The chef, Anya Vasilenko from Ukraine, cleaves to tradition. Ukha, a soup purportedly beloved by Ivan the Terrible, is clear and deep, its broth a memory of salmon, sturgeon and branzino, brightened with dill and lemon. Blintzes are near-weightless kerchiefs of dough, to be folded around sour cream and red caviar. Roughly patted pelmeni come crammed with chicken or beef and pork in the Siberian style, attended by sweated onions and more sour cream…

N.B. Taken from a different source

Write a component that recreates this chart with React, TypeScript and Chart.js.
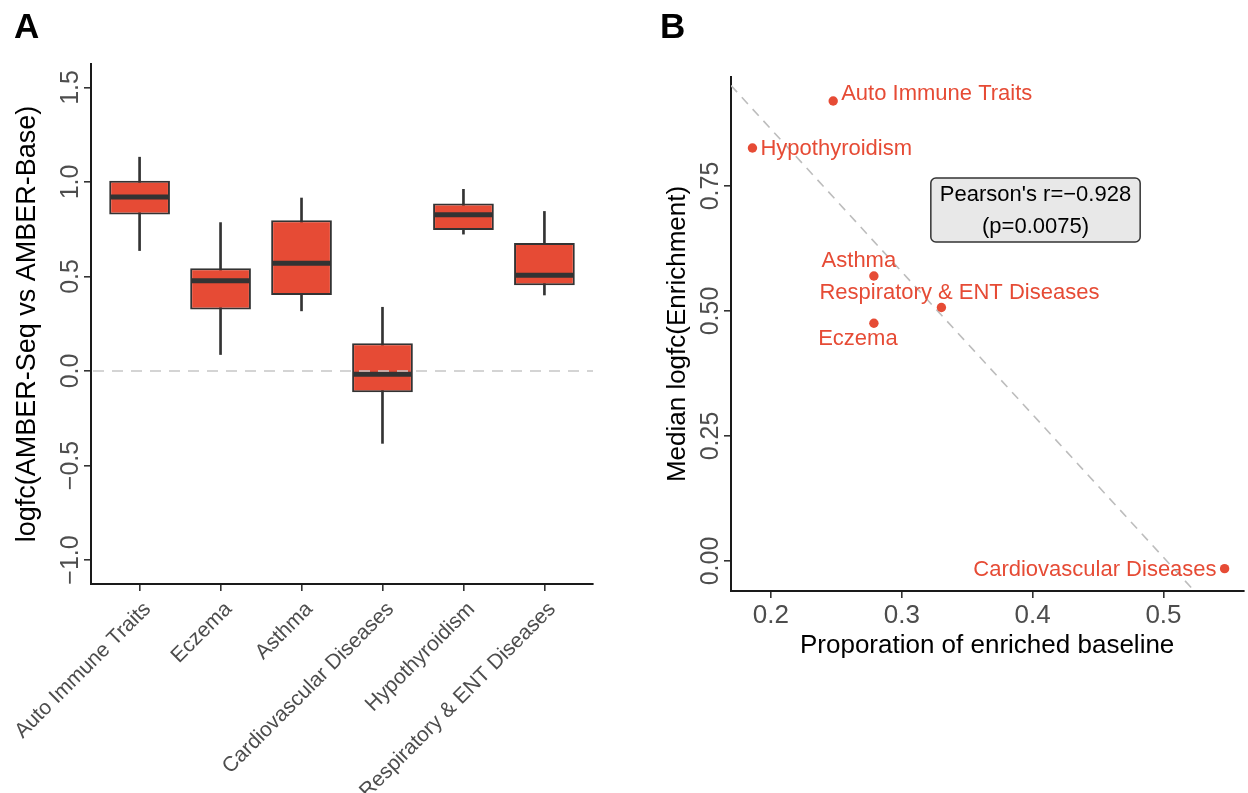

The restaurant suggests a tavern with its dark, shiny wood-paneled walls and intermittent décor: here a row of Soviet propaganda posters, tucked just below the ceiling, there a medieval painting of St. George and the dragon. Vodka is stored in pressurized kegs to keep it pristine, avoiding constant exposure to air from opening bottles. That attention to detail doesn’t extend to the service, which is genial and unpredictable; at times, I wished the dishes I had ordered had tracking numbers. Some never arrived.

What did land on the table was unfussy and satisfying: lamb shank, the bone disrobing at the graze of a fork; Cornish hen roasted in a tapa, a kind of cast-iron skillet with a lid wielded like a brick to flatten the meat and imprison the juices. The standout was beef stroganoff, a debauch of heavy cream.